For a moment consider other festivals: good quality precision social dance is central to the Eastbourne Dance Festival. Without it, there would be no event. Yet no-one in the arguably dreary town of Eastbourne or even in the surrounding streets even knows about the Festival. It takes place wholly contained in a few well worn school buildings. These are not ideal, they have no festival atmosphere (apart from that generated by camaraderie) and yet the event works, most recently under the direction of Ray Goodswen.
Chippenham festival is a mix of dance and concerts but with a strong emphasis on good quality dance and good instruction - and it has some appealing dance venues, none of which have to be constructed by the festival. Again, the dance is largely hidden from view - you have to attend the event to realise just what goes on and, maybe, to be tempted to participate.
Sidmouth used to be different - you could hardly walk down a street or across a park without seeing some type of folk dance, be it in a ceilidh or a workshop or a large social dance in a marquee with good public viewing. Youngsters were actively encouraged to learn how to do it properly (as well as enjoying themselves). Arguably, dance has declined at Sidmouth for a simple reason - it is too expensive to provide the necessary venues and ever since 2006 there has been a pressing need to make the concert venues pay before bothering too much about the future of dancing. In the days of the old International Festival the profits from the Arena (in good years) may have subsidised the dance events.
At Eastbourne and at Chippenham, infrastructure costs must be considerable (just to rent out the buildings) but there are no construction costs. At Sidmouth, major dance venues are necessarily expensive. So Folk Week could well be rid of them.
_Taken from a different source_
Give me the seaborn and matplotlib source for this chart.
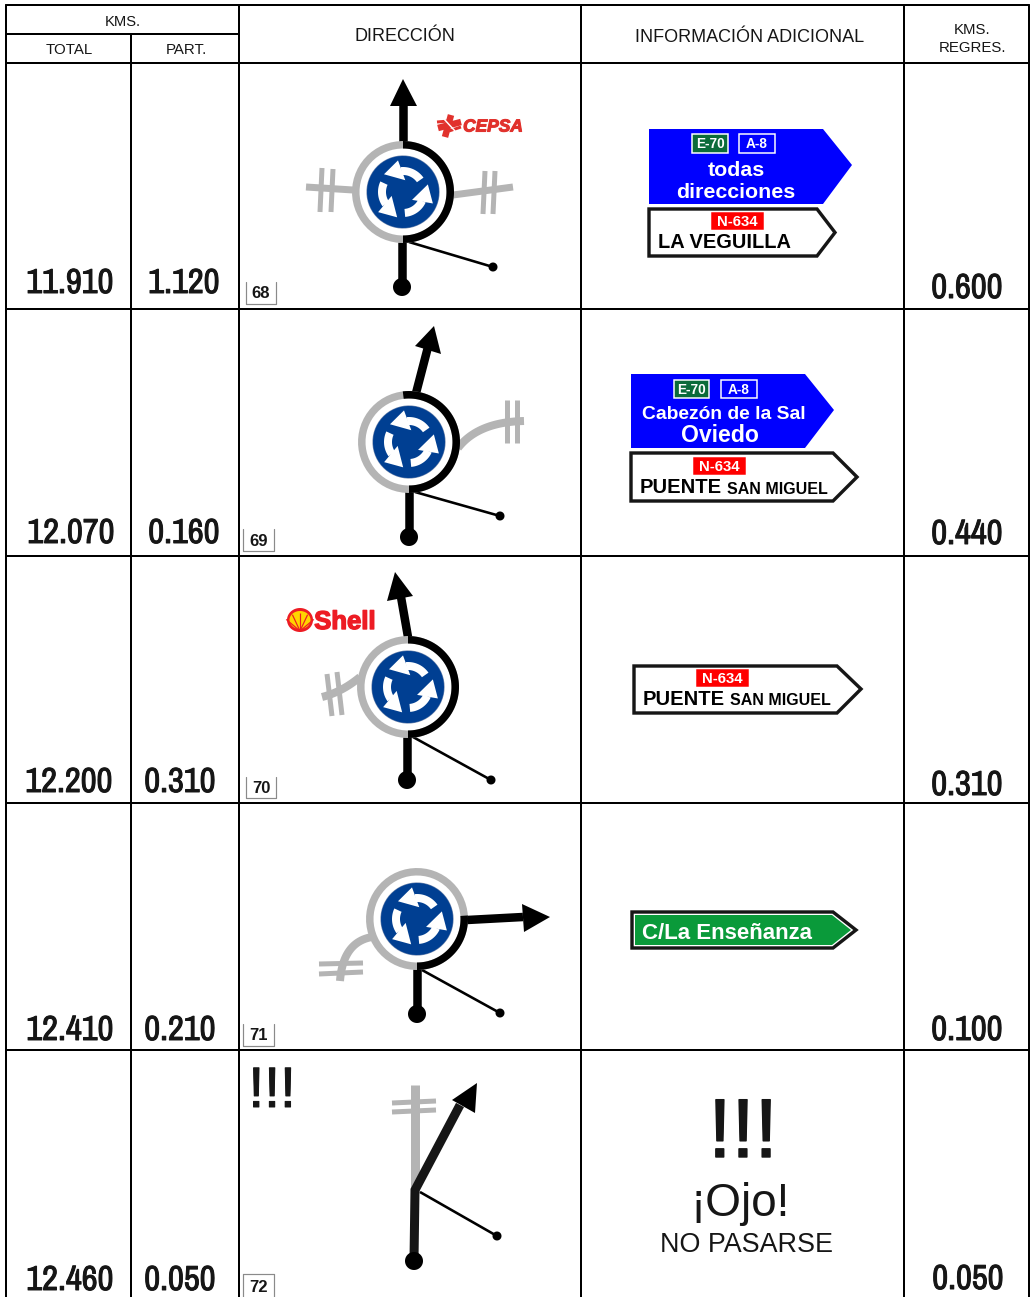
import matplotlib
matplotlib.use("Agg")
import matplotlib.patheffects as pe
import matplotlib.pyplot as plt
import numpy as np
import seaborn as sns

# values of the roadbook
total_km = ["11.910", "12.070", "12.200", "12.410", "12.460"]
part_km = ["1.120", "0.160", "0.310", "0.210", "0.050"]
regres_km = ["0.600", "0.440", "0.310", "0.100", "0.050"]
note_ids = ["68", "69", "70", "71", "72"]
road_e = "E-70"
road_a = "A-8"
road_n = "N-634"

# where the values sit in each row
total_xy = [(70, 283), (71, 533), (69, 782), (70, 1030), (70, 1280)]
part_xy = [(184, 283), (184, 533), (180, 782), (180, 1030), (180, 1280)]
regres_xy = [(967, 288), (967, 534), (967, 785), (967, 1030), (968, 1279)]
note_box = [(246, 276, 282, 304), (243, 274, 529, 551), (246, 276, 777, 798),
            (243, 274, 1024, 1046), (243, 274, 1274, 1300)]
col_x = [6, 131, 239, 581, 904, 1029]
row_y = [63, 309, 556, 803, 1050]

GREY = "#b4b4b4"
DISC = "#003f92"
INK = "#161616"
NARROW = ["Archivo Narrow", "Roboto Condensed", "Liberation Sans Narrow", "Liberation Sans"]

sns.set_theme(style="white")
plt.rcParams["font.family"] = ["Liberation Sans", "DejaVu Sans"]

fig = plt.figure(figsize=(10.34, 12.97), dpi=100)
ax = fig.add_axes([0, 0, 1, 1])
ax.set_xlim(0, 1034)
ax.set_ylim(1297, 0)
ax.axis("off")


def lw(px):
    return px * 0.72


def seg(pts, color="black", w=8.5, z=3, cap="butt"):
    xs, ys = zip(*pts)
    ax.plot(xs, ys, color=color, lw=lw(w), solid_capstyle=cap, solid_joinstyle="miter", zorder=z)


def dot(x, y, r=9, z=5):
    ax.fill(x + r * np.cos(np.linspace(0, 2 * np.pi, 60)), y + r * np.sin(np.linspace(0, 2 * np.pi, 60)),
            color="black", lw=0, zorder=z)


def arc(cx, cy, r0, r1, a0, a1, color, z=4):
    t = np.radians(np.linspace(a0, a1, 60))
    xs = np.r_[cx + r1 * np.cos(t), cx + r0 * np.cos(t[::-1])]
    ys = np.r_[cy - r1 * np.sin(t), cy - r0 * np.sin(t[::-1])]
    ax.fill(xs, ys, color=color, lw=0, zorder=z)


def curve(p0, p1, p2, color=GREY, w=8):
    t = np.linspace(0, 1, 30)
    xs = (1 - t) ** 2 * p0[0] + 2 * t * (1 - t) * p1[0] + t ** 2 * p2[0]
    ys = (1 - t) ** 2 * p0[1] + 2 * t * (1 - t) * p1[1] + t ** 2 * p2[1]
    ax.plot(xs, ys, color=color, lw=lw(w), solid_capstyle="butt", zorder=2)


def head(tip, b0, b1):
    ax.fill([tip[0], b0[0], b1[0]], [tip[1], b0[1], b1[1]], color="black", lw=0, zorder=5)


def roundabout(cx, cy, black_to=90, rot=0):
    arc(cx, cy, 43.5, 51, 0, 360, GREY)
    arc(cx, cy, 43.5, 51, -90, black_to, "black", z=4.5)
    arc(cx, cy, 0, 36.6, 0, 360, "#6f86ad", z=5)
    arc(cx, cy, 0, 36, 0, 360, DISC, z=5.2)
    for k in range(3):
        off = rot + k * 120
        arc(cx, cy, 17, 25, 35 + off, 95 + off, "white", z=6)
        a = np.radians([99 + off, 79 + off, 137 + off])
        r = np.array([32, 12, 26])
        ax.fill(cx + r * np.cos(a), cy - r * np.sin(a), color="white", lw=0, zorder=6)


def stem(x0, y0, x1, y1, tx0, ty0, tx1, ty1):
    seg([(x0, y0), (x1, y1)], w=8.5)
    dot(x1, y1)
    seg([(tx0, ty0), (tx1, ty1)], w=2.6)
    dot(tx1, ty1, r=4.5)


def badge(x0, x1, y0, y1, label, fill, edge="white", size=9.8):
    ax.fill([x0, x1, x1, x0], [y0, y0, y1, y1], facecolor=fill, edgecolor=edge, lw=lw(1.5), zorder=8)
    ax.text((x0 + x1) / 2, (y0 + y1) / 2 + 1, label, color="white", fontsize=size, fontweight="bold",
            ha="center", va="center", zorder=9)


def sign(x0, x1, xt, y0, y1, yt, fill, edge=None):
    xs = [x0, x1, xt, x1, x0]
    ys = [y0, y0, yt, y1, y1]
    if edge:
        ax.fill(xs, ys, facecolor=fill, edgecolor=edge, lw=lw(3.4), joinstyle="miter", zorder=7)
    else:
        ax.fill(xs, ys, color=fill, lw=0, zorder=7)


def txt(x, y, s, size, color=INK, ha="center", weight="normal", z=9, **kw):
    return ax.text(x, y + 1.5, s, fontsize=size, color=color, ha=ha, va="center", fontweight=weight, zorder=z, **kw)


# table rules
for x in col_x:
    y_top = 34 if x == col_x[1] else 5
    ax.plot([x, x], [y_top, 1297], color="black", lw=lw(2), zorder=1)
ax.plot([col_x[0], col_x[-1]], [5, 5], color="black", lw=lw(2), zorder=1)
ax.plot([col_x[0], col_x[2]], [34, 34], color="black", lw=lw(2), zorder=1)
for y in row_y:
    ax.plot([col_x[0], col_x[-1]], [y, y], color="black", lw=lw(2), zorder=1)

# header
txt(123, 21, "KMS.", 10.6)
txt(69, 48, "TOTAL", 10.8)
txt(186, 48, "PART.", 10.8)
txt(405, 35, "DIRECCIÓN", 13)
txt(750, 36, "INFORMACIÓN ADICIONAL", 13)
txt(972, 28, "KMS.", 10.8)
txt(972, 46, "REGRES.", 10.8)

# kilometre columns, the narrow font only comes in regular so thicken it
bold_num = [pe.withStroke(linewidth=0.7, foreground=INK)]
for vals, pos in [(total_km, total_xy), (part_km, part_xy), (regres_km, regres_xy)]:
    for v, (x, y) in zip(vals, pos):
        ax.text(x, y, v, fontsize=25, family=NARROW, fontweight="bold", color=INK, ha="center", va="center",
                path_effects=bold_num)

# note numbers
for n, (x0, x1, y0, y1) in zip(note_ids, note_box):
    ax.plot([x0, x0, x1, x1], [y0, y1, y1, y0], color="#8a8a8a", lw=lw(1.2), zorder=2)
    if n == "72":
        ax.plot([x0, x1], [y0, y0], color="#8a8a8a", lw=lw(1.2), zorder=2)
    ax.text((x0 + x1) / 2, (y0 + y1) / 2 + 1, n, fontsize=12, color=INK, fontweight="bold", ha="center", va="center")

# 68
seg([(306, 187), (353, 190)], GREY, 7, 2)
seg([(322, 168), (320, 212)], GREY, 5, 2)
seg([(333, 169), (331, 212)], GREY, 5, 2)
seg([(453, 195), (513, 187)], GREY, 7, 2)
seg([(485, 171), (483, 214)], GREY, 5, 2)
seg([(495, 171), (493, 214)], GREY, 5, 2)
roundabout(403, 192)
seg([(403, 143), (403, 104)])
head((403, 79), (390, 106), (417, 106))
stem(402, 242, 402, 287, 409, 242, 493, 267)
# cepsa
red = "#e1322d"
seg([(438, 128), (461, 122)], red, 6.5, 3)
seg([(451, 115), (445, 137)], red, 6.5, 3)
seg([(437, 122), (449, 121)], red, 3, 3)
seg([(449, 131), (461, 127)], red, 3, 3)
seg([(444, 119), (455, 131)], "white", 1.5, 3.1)
ax.text(493, 127, "CEPSA", fontsize=12.5, color=red, fontweight="bold", style="italic", ha="center", va="center",
        path_effects=[pe.withStroke(linewidth=0.8, foreground=red)])

# 69
curve((458, 448), (478, 422), (524, 421))
seg([(507, 400), (507, 443)], GREY, 5, 2)
seg([(517, 400), (517, 443)], GREY, 5, 2)
roundabout(409, 442, black_to=97)
seg([(415, 397), (428, 347)])
head((434, 326), (415, 346), (441, 354))
stem(409, 491, 409, 537, 415, 492, 500, 516)

# 70
curve((360, 677), (342, 692), (322, 697))
seg([(327, 674), (332, 716)], GREY, 5, 2)
seg([(337, 672), (342, 715)], GREY, 5, 2)
roundabout(408, 687)
seg([(408, 637), (401, 597)])
head((395, 572), (387, 601), (413, 596))
stem(407, 737, 407, 780, 413, 737, 491, 780)
# shell
s_red = "#ed1c24"
t_sh = np.linspace(0, 2 * np.pi, 60)
ax.fill(300 + 13 * np.cos(t_sh), 620 + 12 * np.sin(t_sh), color=s_red, lw=0, zorder=3)
ax.fill(300 + 10.5 * np.cos(t_sh), 620 + 9 * np.sin(t_sh), color="#ffd500", lw=0, zorder=3.1)
for a in [40, 65, 90, 115, 140]:
    ra = np.radians(a)
    seg([(300, 631), (300 + 18 * np.cos(ra), 631 - 18 * np.sin(ra))], s_red, 1.2, 3.2)
ax.text(345, 622, "Shell", fontsize=18.5, color=s_red, fontweight="bold", ha="center", va="center",
        path_effects=[pe.withStroke(linewidth=1, foreground=s_red)])

# 71
curve((372, 937), (343, 942), (340, 981))
seg([(319, 964), (363, 963)], GREY, 5, 2)
seg([(319, 974), (363, 972)], GREY, 5, 2)
roundabout(417, 919, black_to=4)
seg([(467, 920), (523, 917)])
head((550, 917), (522, 904), (524, 932))
stem(417, 969, 417, 1014, 422, 970, 500, 1013)

# 72
ax.text(272, 1092, "!!!", fontsize=41, color=INK, ha="center", va="center",
        path_effects=[pe.withStroke(linewidth=0.7, foreground=INK)])
seg([(415, 1085), (415, 1192)], GREY, 9, 2)
seg([(392, 1103), (436, 1101)], GREY, 5, 2)
seg([(392, 1112), (436, 1110)], GREY, 5, 2)
ax.plot([414, 415, 460], [1260, 1190, 1105], color=INK, lw=lw(9), solid_capstyle="butt",
        solid_joinstyle="miter", zorder=3)
head((477, 1083), (452, 1100), (475, 1113))
stem(414, 1255, 414, 1261, 420, 1192, 497, 1236)

# signs
sign(649, 823, 852, 129, 204, 165, "#0000ff")
badge(692, 728, 134, 153, road_e, "#0b6b3a")
badge(739, 775, 134, 153, road_a, "#0000ff")
txt(736, 169, "todas", 15.4, "white", weight="bold")
txt(736, 191, "direcciones", 15.4, "white", weight="bold")
sign(649, 817, 835, 209, 256, 232.5, "white", INK)
badge(712, 763, 213, 229, road_n, "#ff0000", "#ff0000", 10.8)
txt(658, 241, "LA VEGUILLA", 14.4, "black", ha="left", weight="bold")

sign(631, 805, 834, 374, 448, 410, "#0000ff")
badge(674, 709, 380, 398, road_e, "#0b6b3a")
badge(721, 757, 380, 398, road_a, "#0000ff")
txt(724, 413, "Cabezón de la Sal", 13.9, "white", weight="bold")
txt(720, 434, "Oviedo", 16.6, "white", weight="bold")
sign(631, 833, 857, 453, 501, 477, "white", INK)
badge(694, 745, 458, 474, road_n, "#ff0000", "#ff0000", 10.8)
txt(640, 486, "PUENTE", 14.5, "black", ha="left", weight="bold")
txt(727, 488, "SAN MIGUEL", 11.5, "black", ha="left", weight="bold")

sign(634, 837, 861, 666, 713, 689, "white", INK)
badge(697, 748, 670, 686, road_n, "#ff0000", "#ff0000", 10.8)
txt(643, 698, "PUENTE", 14.5, "black", ha="left", weight="bold")
txt(730, 699, "SAN MIGUEL", 11.5, "black", ha="left", weight="bold")

sign(632, 833, 856, 912, 948, 930, "white", INK)
ax.fill([635, 832, 851, 832, 635], [915, 915, 930, 945, 945], color="#0a9a3a", lw=0, zorder=7.5)
txt(642, 932, "C/La Enseñanza", 16, "white", ha="left", weight="bold")

ax.text(743, 1135, "!!!", fontsize=60, color=INK, ha="center", va="center",
        path_effects=[pe.withStroke(linewidth=1, foreground=INK)])
txt(740, 1203, "¡Ojo!", 33)
txt(747, 1243, "NO PASARSE", 19.4)

fig.savefig("out.png", dpi=100)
Yet for Sidmouth as a town and a tourist venue, the events should surely be important. They are (were) a large part of what created the atmosphere in and around the whole town. In the old days you could hardly turn a corner without seeing a troupe of colourful often Eastern European or African dancers en-route to their next demonstration or workshop. Going back to the 1960s and 1970s, Sidmouth festival was primarily a dance-centred event, albeit on a smaller scale..
Nowadays Sidmouth High Street looks just busier than normal during FolkWeek - and you could hardly tell it was a special week unless you walked along the Esplanade at an opportune time and met a few Morris dancers or musicians. Dance that is contained in a few secluded Church halls adds nothing to the atmosphere in the town. Thus, whilst social and display dancing may matter very little to the organisers (except those concerned with artistic merit), it should matter very much to Sidmouth as a town.